Both tests apply: socially and economically disadvantaged.
8(a) is demanding because it looks at ownership, control, disadvantage, and personal finances together. Knowing where you stand before you file saves a denial and a wait to reapply. Here is the honest line.
You may qualify if
- The business is at least 51% owned and controlled by socially and economically disadvantaged US citizens.
- You meet the SBA small-business size standard for your industry.
- Your personal net worth, income, and assets are within the program limits.
- The business has a track record, generally about two years, though a waiver is possible.
What we do first: we run the eligibility tests honestly, ownership and control, the social and economic disadvantage criteria, size, and the personal financial thresholds, and tell you whether to file now or position first. The 8(a) application is one of the most documentation-heavy in federal contracting, so an accurate read up front is worth far more than a rushed submission that gets denied.
Eligible? Here is how certification runs.
Assessed, documented, and submitted to the SBA.
Your part is your business and financial records. Ours is the honest assessment, the documentation, and the application. 8(a) takes time, and here is the real shape of it.
Eligibility assessment
We test ownership, control, disadvantage, size, and your personal financials against the program rules, and tell you honestly if you are ready.
SAM.gov active
Your SAM.gov registration must be active before the 8(a) application, because the SBA ties the certification to it.
Application assembled and filed
We prepare the full application, ownership and control narratives, disadvantage evidence, and financial documentation, and submit it to the SBA.
SBA review and admission
The SBA reviews the application, may request more, and on approval admits you to the nine-year program. We respond to requests along the way.
The application is where firms sink themselves. Here is what changes when it is done right.
An honest read, then a filing that holds up.
The worst outcome with 8(a) is spending months on an application that was never eligible, or losing a winnable one to a sloppy narrative. The value here is an honest assessment before you commit, and a filing prepared to survive SBA scrutiny.
You know before you file
- We run every eligibility test before you invest in the application.
- If you are not ready, we tell you what to fix rather than filing to fail.
- We flag whether another certification is the better fit for you.
Built for the SBA
- We write the ownership, control, and disadvantage narratives the SBA looks for.
- We assemble the financial documentation completely and consistently.
- We respond to SBA requests so a fixable question does not become a denial.
The SBA certifies at no cost; our fee is for the assessment and preparing the application. See what it costs →
8(a) is the anchor of a contracting strategy, not the whole of it. Here is the road it sits on.
8(a) sits on top of a foundation you build first.
The certification rests on an active federal registration and pairs well with the other set-asides you may also qualify for.
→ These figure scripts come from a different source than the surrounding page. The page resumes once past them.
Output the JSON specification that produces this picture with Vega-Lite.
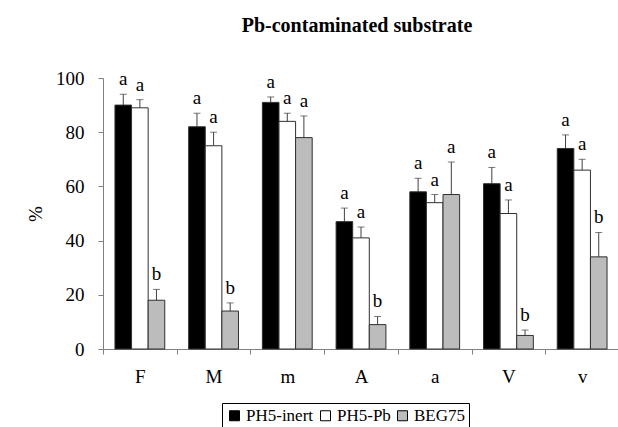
{
  "$schema": "https://vega.github.io/schema/vega-lite/v6.json",
  "autosize": "none",
  "width": 516,
  "height": 271,
  "padding": {"left": 103, "top": 78, "right": 0, "bottom": 78},
  "background": "white",
  "title": {"text": "Pb-contaminated substrate", "font": "Liberation Serif", "fontSize": 20, "fontWeight": "bold", "color": "black", "anchor": "middle", "offset": 33, "dx": -4},
  "config": {
    "view": {"stroke": null},
    "font": "Liberation Serif",
    "axis": {"labelFont": "Liberation Serif", "titleFont": "Liberation Serif", "labelFontSize": 19, "labelColor": "black", "domainColor": "#808080", "tickColor": "#808080", "grid": false},
    "legend": {"labelFont": "Liberation Serif", "titleFont": "Liberation Serif"},
    "text": {"font": "Liberation Serif"}
  },
  "data": {"values": [
    {"g": "F", "s": "PH5-inert", "v": 90, "e": 94, "l": "a"},
    {"g": "F", "s": "PH5-Pb", "v": 89, "e": 92, "l": "a"},
    {"g": "F", "s": "BEG75", "v": 18, "e": 22, "l": "b"},
    {"g": "M", "s": "PH5-inert", "v": 82, "e": 87, "l": "a"},
    {"g": "M", "s": "PH5-Pb", "v": 75, "e": 80, "l": "a"},
    {"g": "M", "s": "BEG75", "v": 14, "e": 17, "l": "b"},
    {"g": "m", "s": "PH5-inert", "v": 91, "e": 93, "l": "a"},
    {"g": "m", "s": "PH5-Pb", "v": 84, "e": 87, "l": "a"},
    {"g": "m", "s": "BEG75", "v": 78, "e": 86, "l": "a"},
    {"g": "A", "s": "PH5-inert", "v": 47, "e": 52, "l": "a"},
    {"g": "A", "s": "PH5-Pb", "v": 41, "e": 45, "l": "a"},
    {"g": "A", "s": "BEG75", "v": 9, "e": 12, "l": "b"},
    {"g": "a", "s": "PH5-inert", "v": 58, "e": 63, "l": "a"},
    {"g": "a", "s": "PH5-Pb", "v": 54, "e": 57, "l": "a"},
    {"g": "a", "s": "BEG75", "v": 57, "e": 69, "l": "a"},
    {"g": "V", "s": "PH5-inert", "v": 61, "e": 67, "l": "a"},
    {"g": "V", "s": "PH5-Pb", "v": 50, "e": 55, "l": "a"},
    {"g": "V", "s": "BEG75", "v": 5, "e": 7, "l": "b"},
    {"g": "v", "s": "PH5-inert", "v": 74, "e": 79, "l": "a"},
    {"g": "v", "s": "PH5-Pb", "v": 66, "e": 70, "l": "a"},
    {"g": "v", "s": "BEG75", "v": 34, "e": 43, "l": "b"}
  ]},
  "encoding": {
    "x": {"field": "g", "type": "nominal", "sort": ["F", "M", "m", "A", "a", "V", "v"], "scale": {"paddingInner": 0, "paddingOuter": 0},
      "axis": {"title": null, "labelAngle": 0, "tickBand": "extent", "tickSize": 5, "labelPadding": 13}},
    "xOffset": {"field": "s", "type": "nominal", "sort": ["PH5-inert", "PH5-Pb", "BEG75"], "scale": {"paddingInner": 0, "paddingOuter": 0.72}}
  },
  "layer": [
    {
      "mark": {"type": "rule", "color": "#404040", "strokeWidth": 1},
      "encoding": {
        "y": {"field": "v", "type": "quantitative"},
        "y2": {"field": "e"}
      }
    },
    {
      "mark": {"type": "tick", "color": "#404040", "thickness": 1, "size": 7, "orient": "horizontal"},
      "encoding": {
        "y": {"field": "e", "type": "quantitative"}
      }
    },
    {
      "mark": {"type": "bar", "stroke": "#303030", "strokeWidth": 1},
      "encoding": {
        "y": {"field": "v", "type": "quantitative", "scale": {"domain": [0, 100]},
          "axis": {"title": "%", "titleFontSize": 19, "titleFontWeight": "normal", "titleColor": "black", "titlePadding": 10, "values": [0, 20, 40, 60, 80, 100], "tickSize": 5, "labelPadding": 14}},
        "color": {"field": "s", "type": "nominal", "sort": ["PH5-inert", "PH5-Pb", "BEG75"],
          "scale": {"domain": ["PH5-inert", "PH5-Pb", "BEG75"], "range": ["#000000", "#ffffff", "#bcbcbc"]},
          "legend": {"title": null, "orient": "none", "legendX": 119, "legendY": 325, "direction": "horizontal", "columns": 3,
            "symbolType": "square", "symbolSize": 100, "symbolStrokeColor": "#000000", "symbolStrokeWidth": 1, "symbolOpacity": 1,
            "labelFont": "Liberation Serif", "labelFontSize": 17, "labelColor": "black", "labelOffset": 3, "columnPadding": 3,
            "strokeColor": "#000000", "padding": 4}}
      }
    },
    {
      "mark": {"type": "text", "font": "Liberation Serif", "fontSize": 19, "color": "black", "baseline": "alphabetic", "dy": -9},
      "encoding": {
        "y": {"field": "e", "type": "quantitative"},
        "text": {"field": "l"}
      }
    }
  ]
}
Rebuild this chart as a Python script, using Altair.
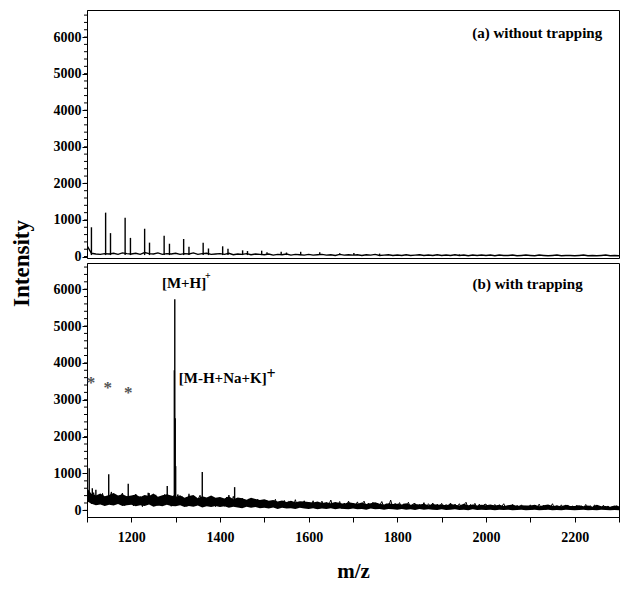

They all live on one platform, so building a government-contracting business happens in one place.
Register it, certify it, stack it, and bid, all inside File.Business. One platform holds your federal profile, so the 8(a) admission and everything it opens start from the same record.
The questions owners ask about 8(a).
What is the 8(a) program?
The 8(a) Business Development program is run by the Small Business Administration to help small businesses owned by socially and economically disadvantaged individuals compete in federal contracting. Certified firms can win 8(a) set-aside contracts, receive certain contracts on a sole-source basis, and get business development support over a nine-year term. It is widely considered the most powerful federal small-business certification because it pairs access to contracts with active help winning them.
Who is eligible for 8(a) certification?
In broad terms, the business must be a small business at least 51% owned and controlled by one or more socially and economically disadvantaged US citizens, and the owner's personal net worth, income, and assets must fall within program limits. There is generally a business track record requirement, often around two years, though a waiver is sometimes available. Because several tests apply at once, we assess eligibility carefully before filing rather than assuming it.
What does socially and economically disadvantaged mean?
Social disadvantage refers to individuals who have faced bias or barriers; members of certain groups are presumed socially disadvantaged, and others can establish it with evidence. Economic disadvantage is measured against limits on personal net worth, income, and assets, so that the program serves those who genuinely need the help. Both parts must be met. We help you understand which showing applies to you and gather the evidence the SBA expects.
How long does 8(a) certification take?
It is a months-long process, not a quick filing. The application itself is extensive, and after submission the SBA reviews it and often asks for additional information before making a decision. From preparation through admission, several months is a realistic expectation. Much of the timeline depends on how complete and consistent the initial application is, which is exactly why careful preparation up front tends to shorten the overall process rather than lengthen it.
How long does the 8(a) benefit last?
Once admitted, a firm participates in the program for up to nine years, subject to annual reviews and continued eligibility. The program is structured to develop your business over that period so you are competitive after you graduate, not dependent on it. Because it is a one-time, time-limited opportunity, timing matters: entering when your business can actually pursue the contracts makes the nine years far more valuable than certifying too early.
Do I need to be registered in SAM.gov first?
Yes. An active SAM.gov registration is a prerequisite, because the SBA ties your 8(a) certification to your federal entity record. If you are not registered yet, that is the first step, and we can complete it and then move into the 8(a) assessment. Getting the foundation in place correctly, entity, EIN, SAM registration, is part of why the eventual certification goes more smoothly.
Can I hold 8(a) and other certifications at the same time?
Often yes, and it is usually smart to. Many 8(a) firms also qualify as a HUBZone business or a women-owned small business, and holding more than one certification widens the pool of set-aside opportunities you can pursue. The eligibility criteria differ for each, so we look at your full profile and pursue the combination that maximizes the contracts open to you, rather than stopping at one.